Parsons estimated that the SRT team jointly used the Peacekeeper for several years, but problems continued to mount. He said the unit used the Peacekeeper between five and eight times a year, but the vehicle quickly became more problematic than effective, prompting the search for the Bearcat.
Last summer, the U.S. Department of Defense handed 165 military fighting vehicles formerly used in Iraq to various law enforcement agencies as part of a military surplus program. The Defense Logistics Agency oversees the disbursement of 13,000 MRAPs to 780 domestic law enforcement agencies on waiting lists for vehicles.
Nearly 28,000 of the vehicles were produced between 2007 and 2012, with 24,059 fielded to Iraq and Afghanistan. Also, it was noted that $4.2 billion in equipment, including tanks and grenade launchers, has been donated nationwide.
Although Buchanan County is not quite comparable to Afghanistan, Parsons said the common criticism surrounding local authorities gaining ownership to armored vehicles is the militarization of local law enforcement.

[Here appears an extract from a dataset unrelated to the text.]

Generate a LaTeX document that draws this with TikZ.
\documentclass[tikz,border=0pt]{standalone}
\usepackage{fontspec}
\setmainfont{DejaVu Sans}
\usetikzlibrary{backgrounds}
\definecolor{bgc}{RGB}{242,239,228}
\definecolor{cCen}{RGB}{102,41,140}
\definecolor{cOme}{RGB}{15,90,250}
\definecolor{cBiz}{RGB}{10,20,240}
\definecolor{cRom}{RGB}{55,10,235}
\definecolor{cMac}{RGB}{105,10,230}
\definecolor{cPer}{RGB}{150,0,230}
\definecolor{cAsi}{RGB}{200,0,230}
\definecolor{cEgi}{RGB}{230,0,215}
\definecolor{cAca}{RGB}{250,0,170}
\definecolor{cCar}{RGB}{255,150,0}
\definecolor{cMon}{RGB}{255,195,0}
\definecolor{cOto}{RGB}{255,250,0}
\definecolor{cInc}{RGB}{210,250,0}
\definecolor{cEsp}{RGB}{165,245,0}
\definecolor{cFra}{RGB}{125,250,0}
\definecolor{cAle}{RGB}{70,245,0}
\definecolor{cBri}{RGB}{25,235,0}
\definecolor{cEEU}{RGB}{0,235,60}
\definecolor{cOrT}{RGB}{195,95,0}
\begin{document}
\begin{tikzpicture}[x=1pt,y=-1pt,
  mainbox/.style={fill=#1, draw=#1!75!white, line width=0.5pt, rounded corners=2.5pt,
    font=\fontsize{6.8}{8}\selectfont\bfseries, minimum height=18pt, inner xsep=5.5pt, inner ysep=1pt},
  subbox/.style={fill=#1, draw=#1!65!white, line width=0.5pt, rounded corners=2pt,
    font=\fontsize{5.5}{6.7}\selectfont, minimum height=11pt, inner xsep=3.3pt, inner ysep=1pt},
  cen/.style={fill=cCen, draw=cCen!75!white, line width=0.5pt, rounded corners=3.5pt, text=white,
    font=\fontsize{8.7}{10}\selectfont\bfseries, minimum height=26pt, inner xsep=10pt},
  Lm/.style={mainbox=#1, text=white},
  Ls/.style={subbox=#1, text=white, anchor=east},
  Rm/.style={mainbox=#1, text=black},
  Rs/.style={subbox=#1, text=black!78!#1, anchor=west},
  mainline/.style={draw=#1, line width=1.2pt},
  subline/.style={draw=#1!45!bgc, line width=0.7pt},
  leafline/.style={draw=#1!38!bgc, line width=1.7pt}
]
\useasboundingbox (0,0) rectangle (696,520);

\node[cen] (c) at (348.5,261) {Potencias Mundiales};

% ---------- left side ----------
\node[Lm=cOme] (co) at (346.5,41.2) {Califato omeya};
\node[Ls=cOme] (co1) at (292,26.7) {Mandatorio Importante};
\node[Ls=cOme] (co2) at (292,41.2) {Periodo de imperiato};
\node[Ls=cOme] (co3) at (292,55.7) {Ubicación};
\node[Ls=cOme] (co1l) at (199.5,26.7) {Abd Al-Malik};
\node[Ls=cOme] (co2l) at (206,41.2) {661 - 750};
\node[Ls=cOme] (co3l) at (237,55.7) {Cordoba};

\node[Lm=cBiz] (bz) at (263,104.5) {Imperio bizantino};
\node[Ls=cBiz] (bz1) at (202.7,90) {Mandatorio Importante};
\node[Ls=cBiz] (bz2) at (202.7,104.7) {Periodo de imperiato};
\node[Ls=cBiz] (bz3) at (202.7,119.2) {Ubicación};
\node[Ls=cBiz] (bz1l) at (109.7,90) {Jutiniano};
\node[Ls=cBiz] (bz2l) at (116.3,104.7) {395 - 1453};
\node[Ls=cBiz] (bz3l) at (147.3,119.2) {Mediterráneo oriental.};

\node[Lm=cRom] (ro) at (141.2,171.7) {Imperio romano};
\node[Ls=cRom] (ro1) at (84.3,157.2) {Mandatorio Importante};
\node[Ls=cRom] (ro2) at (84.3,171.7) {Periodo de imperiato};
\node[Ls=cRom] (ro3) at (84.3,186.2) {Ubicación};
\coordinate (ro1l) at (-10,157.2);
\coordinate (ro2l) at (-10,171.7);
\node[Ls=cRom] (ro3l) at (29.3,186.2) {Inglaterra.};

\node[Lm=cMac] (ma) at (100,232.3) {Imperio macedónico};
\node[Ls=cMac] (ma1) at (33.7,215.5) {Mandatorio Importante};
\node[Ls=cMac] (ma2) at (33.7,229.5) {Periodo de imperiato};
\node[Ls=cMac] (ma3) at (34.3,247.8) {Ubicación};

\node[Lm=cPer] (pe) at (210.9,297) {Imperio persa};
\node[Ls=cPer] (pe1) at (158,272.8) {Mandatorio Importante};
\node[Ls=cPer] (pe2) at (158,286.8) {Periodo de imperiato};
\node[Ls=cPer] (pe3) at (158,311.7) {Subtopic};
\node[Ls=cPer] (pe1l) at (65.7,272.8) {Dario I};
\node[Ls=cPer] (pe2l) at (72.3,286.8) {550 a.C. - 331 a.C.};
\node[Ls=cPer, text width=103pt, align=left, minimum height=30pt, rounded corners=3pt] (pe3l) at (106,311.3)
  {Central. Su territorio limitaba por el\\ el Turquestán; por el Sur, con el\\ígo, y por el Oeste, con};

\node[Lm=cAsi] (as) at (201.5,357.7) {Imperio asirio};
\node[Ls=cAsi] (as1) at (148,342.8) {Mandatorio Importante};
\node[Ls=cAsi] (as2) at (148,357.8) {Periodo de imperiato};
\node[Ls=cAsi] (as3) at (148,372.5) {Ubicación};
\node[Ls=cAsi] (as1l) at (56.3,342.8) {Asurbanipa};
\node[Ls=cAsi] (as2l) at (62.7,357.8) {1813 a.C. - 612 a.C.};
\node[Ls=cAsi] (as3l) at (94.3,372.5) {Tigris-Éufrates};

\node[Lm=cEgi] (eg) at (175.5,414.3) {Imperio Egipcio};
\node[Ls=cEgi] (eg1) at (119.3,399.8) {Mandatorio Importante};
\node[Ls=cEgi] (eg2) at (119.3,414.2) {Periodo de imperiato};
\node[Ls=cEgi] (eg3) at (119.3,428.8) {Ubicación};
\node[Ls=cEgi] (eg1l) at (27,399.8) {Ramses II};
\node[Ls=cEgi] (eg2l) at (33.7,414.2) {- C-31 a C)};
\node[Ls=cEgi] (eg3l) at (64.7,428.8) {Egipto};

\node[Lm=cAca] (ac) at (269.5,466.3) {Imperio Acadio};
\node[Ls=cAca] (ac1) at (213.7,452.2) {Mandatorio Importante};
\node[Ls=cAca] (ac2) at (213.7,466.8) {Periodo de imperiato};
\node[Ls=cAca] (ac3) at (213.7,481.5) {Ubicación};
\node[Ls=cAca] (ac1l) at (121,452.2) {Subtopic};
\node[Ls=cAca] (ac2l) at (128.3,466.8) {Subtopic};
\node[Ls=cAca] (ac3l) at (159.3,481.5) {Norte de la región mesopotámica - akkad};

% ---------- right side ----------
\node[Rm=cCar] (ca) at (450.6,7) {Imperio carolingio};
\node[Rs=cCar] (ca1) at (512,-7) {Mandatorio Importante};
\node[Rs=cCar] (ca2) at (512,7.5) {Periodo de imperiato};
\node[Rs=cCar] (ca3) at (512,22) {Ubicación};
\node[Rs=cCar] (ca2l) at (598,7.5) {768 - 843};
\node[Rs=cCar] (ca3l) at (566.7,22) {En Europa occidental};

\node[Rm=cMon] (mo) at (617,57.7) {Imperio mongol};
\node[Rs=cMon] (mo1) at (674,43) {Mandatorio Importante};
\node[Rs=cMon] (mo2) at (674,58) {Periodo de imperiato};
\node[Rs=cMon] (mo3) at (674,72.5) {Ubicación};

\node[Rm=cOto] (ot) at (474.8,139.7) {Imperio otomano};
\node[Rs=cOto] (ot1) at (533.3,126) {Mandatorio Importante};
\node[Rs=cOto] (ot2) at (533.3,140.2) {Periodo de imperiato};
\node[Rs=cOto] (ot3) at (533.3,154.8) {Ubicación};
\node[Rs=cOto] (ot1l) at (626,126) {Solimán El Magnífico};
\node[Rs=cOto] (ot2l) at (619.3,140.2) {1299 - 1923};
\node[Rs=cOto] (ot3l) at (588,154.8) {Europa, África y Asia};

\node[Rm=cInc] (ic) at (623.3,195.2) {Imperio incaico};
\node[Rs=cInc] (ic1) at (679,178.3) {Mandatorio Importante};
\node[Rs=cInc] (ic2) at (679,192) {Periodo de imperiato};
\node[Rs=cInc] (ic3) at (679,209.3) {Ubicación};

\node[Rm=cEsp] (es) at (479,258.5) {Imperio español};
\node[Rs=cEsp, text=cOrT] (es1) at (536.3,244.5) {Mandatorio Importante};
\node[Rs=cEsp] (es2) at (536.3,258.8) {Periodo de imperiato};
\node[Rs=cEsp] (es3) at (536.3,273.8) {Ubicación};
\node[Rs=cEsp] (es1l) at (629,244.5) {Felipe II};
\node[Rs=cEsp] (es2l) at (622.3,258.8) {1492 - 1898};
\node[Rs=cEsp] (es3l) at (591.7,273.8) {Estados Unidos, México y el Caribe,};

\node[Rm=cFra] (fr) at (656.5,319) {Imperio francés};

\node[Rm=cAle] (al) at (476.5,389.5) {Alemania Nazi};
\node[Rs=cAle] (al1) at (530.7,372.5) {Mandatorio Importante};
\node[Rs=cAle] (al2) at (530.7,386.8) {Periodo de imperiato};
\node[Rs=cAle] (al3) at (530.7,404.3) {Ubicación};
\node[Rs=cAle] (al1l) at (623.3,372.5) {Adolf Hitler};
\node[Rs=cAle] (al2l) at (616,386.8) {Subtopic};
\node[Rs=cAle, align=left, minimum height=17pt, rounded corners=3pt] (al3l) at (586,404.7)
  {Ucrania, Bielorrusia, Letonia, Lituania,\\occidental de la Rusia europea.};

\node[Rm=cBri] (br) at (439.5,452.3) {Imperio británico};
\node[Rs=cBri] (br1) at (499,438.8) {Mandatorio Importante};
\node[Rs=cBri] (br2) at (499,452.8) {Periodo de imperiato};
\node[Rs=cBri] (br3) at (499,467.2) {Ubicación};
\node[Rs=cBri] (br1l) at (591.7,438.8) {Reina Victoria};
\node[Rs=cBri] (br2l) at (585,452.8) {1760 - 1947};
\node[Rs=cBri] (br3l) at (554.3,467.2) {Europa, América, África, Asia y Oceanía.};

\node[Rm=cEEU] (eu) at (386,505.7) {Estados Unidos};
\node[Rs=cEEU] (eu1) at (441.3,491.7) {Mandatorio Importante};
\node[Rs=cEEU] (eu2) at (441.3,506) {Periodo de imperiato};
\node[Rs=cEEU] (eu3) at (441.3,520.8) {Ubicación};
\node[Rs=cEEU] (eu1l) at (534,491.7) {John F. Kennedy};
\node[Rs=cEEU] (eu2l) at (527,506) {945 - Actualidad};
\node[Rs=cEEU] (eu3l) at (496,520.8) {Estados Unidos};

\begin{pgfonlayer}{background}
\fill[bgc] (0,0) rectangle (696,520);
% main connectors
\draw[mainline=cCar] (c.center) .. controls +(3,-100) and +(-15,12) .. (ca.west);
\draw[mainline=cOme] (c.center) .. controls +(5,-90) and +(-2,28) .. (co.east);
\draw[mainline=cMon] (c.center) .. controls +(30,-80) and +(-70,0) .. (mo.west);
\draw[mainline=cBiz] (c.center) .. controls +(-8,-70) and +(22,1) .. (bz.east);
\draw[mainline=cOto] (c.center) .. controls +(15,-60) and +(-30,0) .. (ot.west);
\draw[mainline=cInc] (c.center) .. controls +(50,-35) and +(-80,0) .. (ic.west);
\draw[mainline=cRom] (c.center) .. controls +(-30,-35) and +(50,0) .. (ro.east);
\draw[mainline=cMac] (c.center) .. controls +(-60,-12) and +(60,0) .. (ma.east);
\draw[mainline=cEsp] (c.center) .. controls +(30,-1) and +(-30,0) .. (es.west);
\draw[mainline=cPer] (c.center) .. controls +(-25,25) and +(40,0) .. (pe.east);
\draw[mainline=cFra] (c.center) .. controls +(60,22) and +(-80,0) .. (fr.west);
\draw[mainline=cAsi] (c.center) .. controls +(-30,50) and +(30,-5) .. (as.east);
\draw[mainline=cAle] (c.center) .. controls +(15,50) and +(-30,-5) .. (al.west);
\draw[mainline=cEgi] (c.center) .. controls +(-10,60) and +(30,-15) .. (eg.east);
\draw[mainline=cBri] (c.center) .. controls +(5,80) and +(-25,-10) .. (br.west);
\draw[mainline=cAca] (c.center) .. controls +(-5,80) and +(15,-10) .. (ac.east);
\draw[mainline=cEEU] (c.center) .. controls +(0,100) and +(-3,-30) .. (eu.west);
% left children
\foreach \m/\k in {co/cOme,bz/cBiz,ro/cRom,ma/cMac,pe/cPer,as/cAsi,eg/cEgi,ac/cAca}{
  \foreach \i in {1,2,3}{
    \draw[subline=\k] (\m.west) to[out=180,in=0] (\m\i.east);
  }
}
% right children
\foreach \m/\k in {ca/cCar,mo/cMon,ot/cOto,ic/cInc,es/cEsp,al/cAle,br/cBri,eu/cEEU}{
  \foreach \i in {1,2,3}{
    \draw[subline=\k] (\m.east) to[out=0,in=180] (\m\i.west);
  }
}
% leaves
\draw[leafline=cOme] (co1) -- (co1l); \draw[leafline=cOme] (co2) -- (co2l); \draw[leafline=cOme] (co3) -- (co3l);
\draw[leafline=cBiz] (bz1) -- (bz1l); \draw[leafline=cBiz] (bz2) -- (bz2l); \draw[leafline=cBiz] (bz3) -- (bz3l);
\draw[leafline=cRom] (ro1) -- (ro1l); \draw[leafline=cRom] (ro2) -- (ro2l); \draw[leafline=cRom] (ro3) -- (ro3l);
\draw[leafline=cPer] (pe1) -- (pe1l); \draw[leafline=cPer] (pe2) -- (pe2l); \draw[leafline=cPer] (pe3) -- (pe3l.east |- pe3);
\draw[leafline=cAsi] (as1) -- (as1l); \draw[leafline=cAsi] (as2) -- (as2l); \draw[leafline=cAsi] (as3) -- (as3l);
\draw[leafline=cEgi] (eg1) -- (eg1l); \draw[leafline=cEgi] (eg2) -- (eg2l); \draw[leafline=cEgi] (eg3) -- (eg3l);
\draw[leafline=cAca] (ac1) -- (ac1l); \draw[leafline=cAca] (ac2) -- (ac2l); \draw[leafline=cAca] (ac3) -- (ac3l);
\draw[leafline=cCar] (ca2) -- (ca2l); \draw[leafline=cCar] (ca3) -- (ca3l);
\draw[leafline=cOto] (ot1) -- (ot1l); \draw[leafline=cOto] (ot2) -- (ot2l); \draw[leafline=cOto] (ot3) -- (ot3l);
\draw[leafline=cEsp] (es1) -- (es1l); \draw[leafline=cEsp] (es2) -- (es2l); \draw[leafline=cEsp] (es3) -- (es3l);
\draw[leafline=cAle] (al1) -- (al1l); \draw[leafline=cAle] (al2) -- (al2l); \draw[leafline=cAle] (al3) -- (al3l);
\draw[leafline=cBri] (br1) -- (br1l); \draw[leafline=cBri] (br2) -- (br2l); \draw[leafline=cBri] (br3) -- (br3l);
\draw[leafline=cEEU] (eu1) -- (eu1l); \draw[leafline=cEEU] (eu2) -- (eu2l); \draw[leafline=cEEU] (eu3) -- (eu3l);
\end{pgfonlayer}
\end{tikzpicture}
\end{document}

"We aren't fighting two wars anymore, so I think the military is no longer in need of all these heavily armored vehicles," he said. "We are not trying to take away people's guns or take control of individuals. All America's police force is doing is responding to the advancement in criminals."
'A different world'
"I've been doing this for 23 years, and 23 years ago, you'd find a guy with a .38 special in his front pocket," Parsons said. "Now, we find guys with AK47s and ballistic vests. It is a different world."
He stressed that the MRAP will be stored in a Sheriff's Department-owned facility in the county, and every SRT member will undergo testing to operate the vehicle. If and when agencies are called to use either the Bearcat or the MRAP, the safety of civilians, officers and the general public is always the first concern.
"This is just another capability that we've added to our tool belt," he said.
"I pray that we are never in a situation that requires their use, but this is not about intimidation, it's not about presence, it's not about the militarization of our department, it is simply about our community's safety."